Mais on peut se demander, également, dans un cas comme dans l’autre, du cadenas aux coeurs, de l’enchaînement volontaire à la soumission marketing, combien ces symboles de l’amour avec et pour tous contreviennent aux représentations de l’Amour-même. Concernant le premier symbole, il n’est pas difficile de démontrer combien le cadenas exprime la négation de l’amour-même et de la liberté censée l’incarner: l’amour s’enchaîne, s’emprisonne volontairement, se ferme au monde dans le moment même où il croit s’ouvrir à lui et l’embrasser. Le second symbole, la fête de Saint Valentin, est sans doute plus pernicieux parce qu’il émet superficiellement toutes les signes communs de la sentimentalité romantique – roses rouges, cœurs, cadeaux, invitation au restaurant – et, ce faisant, il conforte l’image conventionnelle de l’amour comme construction sociale. Ici, pourtant, l’amour s’impérative à un rituel marketing, il s’oblige et s’aliène à une idée toute fabriquée du romantisme; les obligations et devoirs que l’amour des Valentin s’impose ne sont pas ceux que les amoureux édictent entre eux pour moraliser leurs engagements, mais pour obéir aux désirs de la société. L’amour n’est plus affirmation de la singularité, mais conformation à un ordre commun.

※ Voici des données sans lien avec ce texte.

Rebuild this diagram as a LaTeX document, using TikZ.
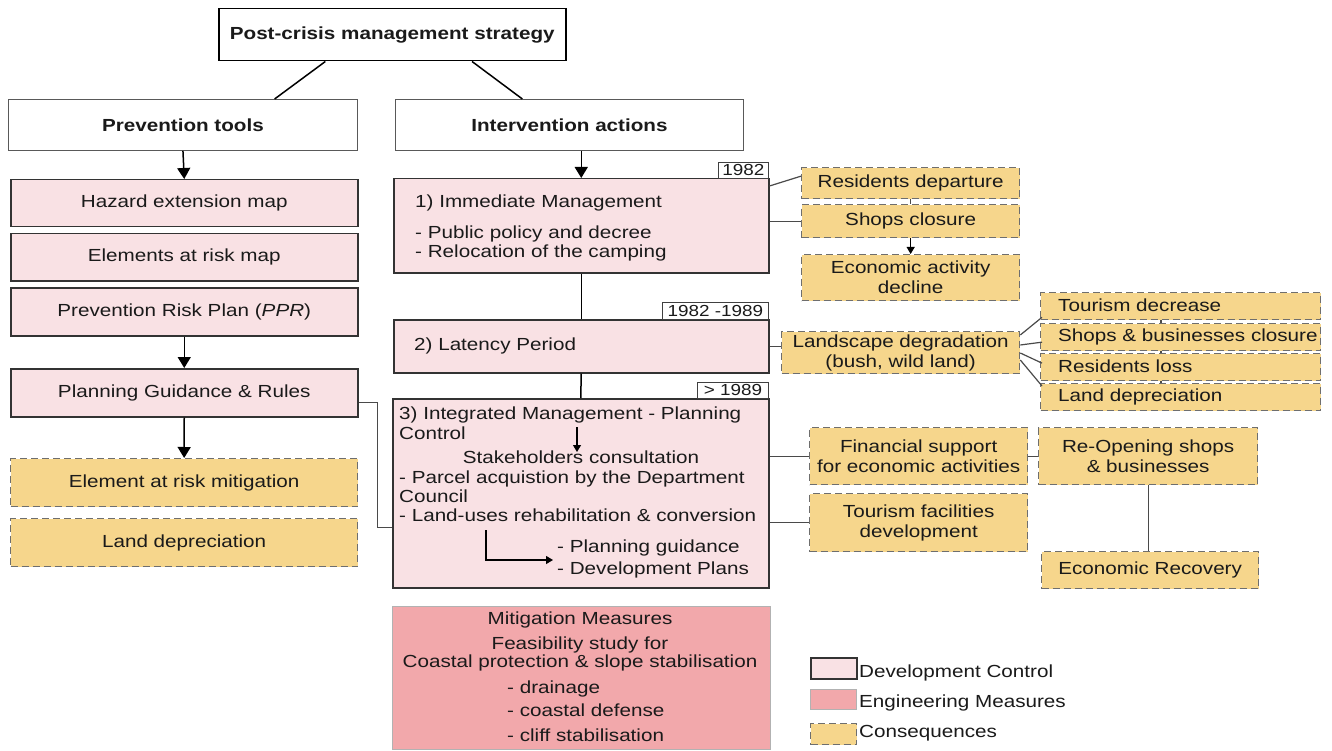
\documentclass[tikz,border=0pt]{standalone}
\usepackage{fontspec}
\setmainfont{Liberation Sans}[FakeStretch=1.18]
\usetikzlibrary{arrows.meta,calc}
\definecolor{devpink}{HTML}{F9E1E4}
\definecolor{engpink}{HTML}{F2A8AB}
\definecolor{consyel}{HTML}{F6D68C}
\definecolor{dashgray}{HTML}{6E6E6E}
\definecolor{linegray}{HTML}{4A4A4A}
\definecolor{txt}{HTML}{1A1A1A}
\newcommand\fs{\fontsize{17.5}{20}\selectfont}
\newcommand\fsy{\fontsize{16}{18}\selectfont}
\newcommand\bx[7]{\node[#1,anchor=north west,minimum width={(#5)-(#3)},minimum height={(#6)-(#4)}] (#2) at (#3,#4) {#7};}
\begin{document}
\begin{tikzpicture}[x=1pt,y=-1pt,
  base/.style={inner sep=0pt,align=center,font=\fs,text=txt},
  topbox/.style={base,draw=black,line width=1.5pt,fill=white,font=\fs\bfseries},
  headbox/.style={base,draw=gray!70!black,line width=0.9pt,fill=white,font=\fs\bfseries},
  devbox/.style={base,draw=black!80,line width=1.5pt,fill=devpink},
  engbox/.style={base,draw=gray!60,line width=0.7pt,fill=engpink},
  consbox/.style={base,draw=dashgray,line width=1.3pt,dash pattern=on 7pt off 4pt,fill=consyel},
  yearbox/.style={base,draw=black!75,line width=0.9pt,fill=white,font=\fsy},
  tx/.style={inner sep=0pt,font=\fs,text=txt},
  conn/.style={draw=linegray,line width=1.2pt},
  blk/.style={draw=black,line width=1.5pt},
  arr/.style={draw=black,line width=1.5pt,-{Triangle[width=13pt,length=11pt]}},
  sarr/.style={draw=black,line width=1.1pt,-{Triangle[width=8pt,length=7pt]}}]
\useasboundingbox (0,0) rectangle (1332,751);
\fill[white] (0,0) rectangle (1332,751);

% top
\bx{topbox}{top}{218}{8}{565}{60}{Post-crisis management strategy}
\bx{headbox}{prev}{8}{99}{357}{150}{Prevention tools}
\bx{headbox}{int}{395}{99}{743}{150}{Intervention actions}

% left column
\bx{devbox}{haz}{10}{179}{357}{226}{Hazard extension map}
\bx{devbox}{ear}{10}{233}{357}{280}{Elements at risk map}
\bx{devbox}{ppr}{10}{287}{357}{335}{Prevention Risk Plan (\textit{PPR})}
\bx{devbox}{pg}{10}{368}{357}{416}{Planning Guidance \& Rules}
\bx{consbox}{erm}{10}{458}{357}{506}{Element at risk mitigation}
\bx{consbox}{ldl}{10}{518}{357}{566}{Land depreciation}

% middle column
\bx{devbox}{b1}{393}{178}{768}{272}{}
\bx{yearbox}{y1}{718}{162}{768}{178}{1982}
\bx{devbox}{b2}{393}{319}{768}{372}{}
\bx{yearbox}{y2}{662}{302}{768}{319}{1982 -1989}
\bx{devbox}{b3}{392}{398}{768}{587}{}
\bx{yearbox}{y3}{697}{382}{768}{398}{> 1989}

\node[tx,anchor=base west] (t1a) at (415,208) {1) Immediate Management};
\node[tx,anchor=base west] (t1b) at (415,239) {- Public policy and decree};
\node[tx,anchor=base west] (t1c) at (415,258) {- Relocation of the camping};
\node[tx,anchor=base west] (t2) at (414,350) {2) Latency Period};
\node[tx,anchor=base west] (t3a) at (399,419) {3) Integrated Management - Planning};
\node[tx,anchor=base west] (t3b) at (399,439) {Control};
\node[tx,anchor=base] (t3c) at (581,463) {Stakeholders consultation};
\node[tx,anchor=base west] (t3d) at (399,483) {- Parcel acquistion by the Department};
\node[tx,anchor=base west] (t3e) at (399,502) {Council};
\node[tx,anchor=base west] (t3f) at (399,521) {- Land-uses rehabilitation \& conversion};
\node[tx,anchor=base west] (t3g) at (557,552) {- Planning guidance};
\node[tx,anchor=base west] (t3h) at (557,574) {- Development Plans};
\coordinate (a3s) at (577,427);
\coordinate (a3e) at (577,452);
\coordinate (l3s) at (486,530);
\coordinate (l3e) at (553,560);

% mitigation
\bx{engbox}{mit}{392}{606}{770}{749}{}
\node[tx,anchor=base] (m1) at (580,624) {Mitigation Measures};
\node[tx,anchor=base] (m2) at (580,649) {Feasibility study for};
\node[tx,anchor=base] (m3) at (580,667) {Coastal protection \& slope stabilisation};
\node[tx,anchor=base west] (m4) at (507,693) {- drainage};
\node[tx,anchor=base west] (m5) at (507,716) {- coastal defense};
\node[tx,anchor=base west] (m6) at (507,741) {- cliff stabilisation};

% right consequences
\bx{consbox}{rd}{801}{167}{1019}{198}{Residents departure}
\bx{consbox}{sc}{801}{204}{1019}{237}{Shops closure}
\bx{consbox}{ead}{801}{254}{1019}{300}{Economic activity\\decline}
\bx{consbox}{lg}{781}{331}{1019}{373}{Landscape degradation\\(bush, wild land)}
\bx{consbox}{td}{1040}{292}{1320}{319}{}
\bx{consbox}{sb}{1040}{323}{1320}{350}{}
\bx{consbox}{rl}{1040}{353}{1320}{380}{}
\bx{consbox}{ld}{1040}{383}{1320}{410}{}
\node[tx,anchor=west] (tdt) at (1058,305.5) {Tourism decrease};
\node[tx,anchor=west] (sbt) at (1058,336.5) {Shops \& businesses closure};
\node[tx,anchor=west] (rlt) at (1058,366.5) {Residents loss};
\node[tx,anchor=west] (ldt) at (1058,396.5) {Land depreciation};
\bx{consbox}{fsp}{809}{427}{1027}{484}{Financial support\\for economic activities}
\bx{consbox}{tfd}{809}{493}{1027}{551}{Tourism facilities\\development}
\bx{consbox}{ros}{1038}{427}{1257}{484}{Re-Opening shops\\\& businesses}
\bx{consbox}{er}{1041}{551}{1258}{588}{Economic Recovery}

% legend
\bx{devbox}{lg1}{810}{657}{856}{678}{}
\bx{engbox}{lg2}{810}{689}{856}{709}{}
\bx{consbox}{lg3}{810}{723}{856}{744}{}
\node[tx,anchor=base west] (lt1) at (859,677) {Development Control};
\node[tx,anchor=base west] (lt2) at (859,707) {Engineering Measures};
\node[tx,anchor=base west] (lt3) at (859,737) {Consequences};

% connectors
\draw[blk] ($(top.south west)!0.308!(top.south east)$) -- ($(prev.north west)!0.762!(prev.north east)$);
\draw[blk] ($(top.south west)!0.729!(top.south east)$) -- ($(int.north west)!0.365!(int.north east)$);
\draw[arr] (prev.south) -- (haz.north);
\draw[arr] (ppr.south) -- (pg.north);
\draw[arr] (pg.south) -- (erm.north);
\draw[arr] (int.south -| b1.north) -- (b1.north);
\draw[blk] (b1.south) -- (b2.north);
\draw[blk] (b2.south) -- (b3.north);
\draw[conn] ($(pg.east)+(0,9.5)$) -- ($(pg.east)+(19,9.5)$) |- ($(b3.west)+(0,34.5)$);
\draw[sarr] (a3s) -- (a3e);
\draw[sarr] (l3s) |- (l3e);
\draw[conn] ($(b1.north east)+(0,8)$) -- ($(rd.west)+(0,-7)$);
\draw[conn] (sc.west -| b1.east) -- (sc.west);
\draw[conn] (rd.south) -- (sc.north);
\draw[sarr] (sc.south) -- (ead.north);
\draw[conn] (b2.east) -- (b2.east -| lg.west);
\draw[conn] ($(lg.north east)+(0,4)$) -- ($(td.south west)+(2,-3)$);
\draw[conn] ($(lg.north east)+(0,14)$) -- ($(sb.west)+(2,5)$);
\draw[conn] ($(lg.north east)+(0,22)$) -- ($(rl.west)+(2,-4)$);
\draw[conn] ($(lg.north east)+(0,29)$) -- ($(ld.north west)+(2,3)$);
\draw[conn] ($(td.south west)!0.43!(td.south east)$) -- ($(sb.north west)!0.43!(sb.north east)$);
\draw[conn] ($(sb.south west)!0.43!(sb.south east)$) -- ($(rl.north west)!0.43!(rl.north east)$);
\draw[conn] ($(rl.south west)!0.43!(rl.south east)$) -- ($(ld.north west)!0.43!(ld.north east)$);
\draw[conn] (fsp.west -| b3.east) -- (fsp.west);
\draw[conn] (tfd.west -| b3.east) -- (tfd.west);
\draw[conn] (fsp.east) -- (ros.west);
\draw[conn] (ros.south) -- (ros.south |- er.north);
\end{tikzpicture}
\end{document}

Par ailleurs, et enfin, cette vision de l’amour questionne indirectement la vision du bonheur selon laquelle pour être heureux, il faudrait rester cachés: il s’agit ici, au contraire, de ne plus cacher pour être heureux, mais de montrer son bonheur, de le socialiser pour en affirmer infiniment la croyance: «Pour vivre heureux, vivons montrés et enchaînés!» semblent dire de concert la fête de la Saint Valentin et la foire aux cadenas.